When we encounter another person, we instinctively assess whether they are like us or different from us. It’s a leftover from tribal culture that was essential for survival – knowing whether someone was with us or against us was primarily a matter of determining whether they looked like us in those days. Today we have difficulty because the world and its inhabitants have become more complex.
The truth is that we have both points of similarity and agreement as well as points of difference and disagreement. Stated another way’ we have points of convergence and divergence with everyone we encounter. How will we choose which to focus on?
In tribal times the focus was survival and so assessing divergence was critically important. Old habits and tendencies developed and reinforced over thousands of years resist extinction. Learning to act in a new way will require intentional work, essential work, if we want peace in our relationships and our world. Moreover, if we automatically reject others simply because we find one or two points of divergence we may be missing out on dozens of wonderful relationships of every kind.

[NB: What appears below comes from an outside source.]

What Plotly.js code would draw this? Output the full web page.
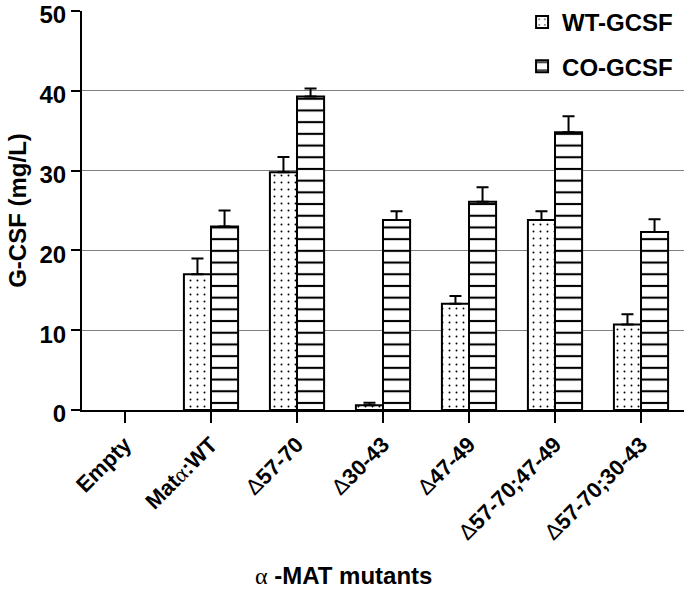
<!DOCTYPE html>
<html>
<head>
<meta charset="utf-8">
<script src="https://cdn.plot.ly/plotly-3.0.1.min.js"></script>
<style>html,body{margin:0;padding:0;background:#fff;}#chart{width:685px;height:591px;}</style>
</head>
<body>
<div id="chart"></div>
<script>
var categories = ["Empty", "Matα:WT", "Δ57-70", "Δ30-43", "Δ47-49", "Δ57-70;47-49", "Δ57-70;30-43"];
var wtValues = [null, 17.0, 29.8, 0.6, 13.3, 23.8, 10.7];
var wtErrors = [0, 2.0, 1.9, 0.3, 1.0, 1.1, 1.3];
var coValues = [null, 23.0, 39.3, 23.8, 26.1, 34.8, 22.3];
var coErrors = [0, 2.0, 1.0, 1.1, 1.8, 2.0, 1.6];
var yTicks = [0, 10, 20, 30, 40, 50];
var xTitle = '<span style="font-weight:normal;font-family:Liberation Serif">α</span> -MAT mutants';
var yTitle = 'G-CSF (mg/L)';

function fmtLabel(s) {
  return s.replace(/Δ/g, '<span style="font-weight:normal">Δ</span>')
          .replace(/α/g, '<span style="font-weight:normal;font-family:Liberation Serif">α</span>');
}
var tickText = categories.map(fmtLabel);
var zeros = categories.map(function(){ return 0; });

var font = 'Arial, "Liberation Sans", sans-serif';

var traces = [
  {
    type: 'bar', name: 'WT-GCSF', x: categories, y: wtValues, legendgroup: 'a',
    marker: {color: 'white', line: {color: 'black', width: 2},
      pattern: {shape: '.', size: 7, solidity: 0.06, fgcolor: 'black', bgcolor: 'white', fillmode: 'replace'}},
    error_y: {type: 'data', symmetric: false, array: wtErrors, arrayminus: zeros, color: 'black', thickness: 2, width: 6}
  },
  {
    type: 'bar', name: 'CO-GCSF', x: categories, y: coValues, legendgroup: 'b',
    marker: {color: 'white', line: {color: 'black', width: 2},
      pattern: {shape: '-', size: 11.7, solidity: 0.18, fgcolor: 'black', bgcolor: 'white', fillmode: 'replace'}},
    error_y: {type: 'data', symmetric: false, array: coErrors, arrayminus: zeros, color: 'black', thickness: 2, width: 6}
  }
];

var layout = {
  width: 685, height: 591,
  margin: {l: 82, r: 1, t: 10, b: 181},
  paper_bgcolor: 'white', plot_bgcolor: 'white',
  font: {family: font, color: 'black'},
  barmode: 'group', bargap: 0.37, bargroupgap: 0,
  showlegend: true,
  legend: {x: 0.731, xanchor: 'left', y: 1.025, yanchor: 'top',
    font: {size: 24, weight: 'bold', family: font},
    traceorder: 'grouped', tracegroupgap: 10, bgcolor: 'rgba(0,0,0,0)'},
  xaxis: {
    type: 'category', range: [-0.5, 6.5], automargin: false,
    tickmode: 'array', tickvals: categories, ticktext: tickText,
    tickangle: -45, tickfont: {size: 22, weight: 'bold', family: font},
    ticks: 'outside', ticklen: 11, tickwidth: 2, tickcolor: 'black',
    showline: true, linewidth: 2, linecolor: 'black', showgrid: false
  },
  yaxis: {
    range: [0, 50], tickmode: 'array', tickvals: yTicks, automargin: false,
    tickfont: {size: 24, weight: 'bold', family: font},
    ticks: 'outside', ticklen: 9, tickwidth: 2, tickcolor: 'black',
    ticklabeloverflow: 'allow', ticklabelshift: 4,
    showline: true, linewidth: 2, linecolor: 'black',
    showgrid: true, gridcolor: '#808080', gridwidth: 1, zeroline: false,
    title: {text: yTitle, font: {size: 24, weight: 'bold', family: font}, standoff: 6}
  },
  annotations: [{
    text: xTitle, xref: 'paper', yref: 'paper', x: 0.435, y: -0.415,
    xanchor: 'center', yanchor: 'middle', showarrow: false,
    font: {size: 24, weight: 'bold', family: font, color: 'black'}
  }]
};

Plotly.newPlot('chart', traces, layout, {displayModeBar: false, staticPlot: true});
</script>
</body>
</html>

Imagine, for example, the possibilities if conservative and progressive Christians learned to focus on their shared view of the spiritual life as essential rather than points of doctrinal disagreement. Imagine the possibilities for peace if Jewish , Christian, and Muslim believers chose to celebrate their shared belief in the same God rather than the points of divergence between their three traditions. I am not advocating ignoring differences. I am arguing for establishing an understanding of our commonality as a way to build friendship and trust as a foundation for discussion in more sensitive areas.
These essential practices can be applied to virtually every corner of life, from the new person at work to the family that just moved in next door. Coming to view others with an eye toward our commonalities also has the advantage or the stress reduction that naturally occurs when we realize we are surrounded by friends!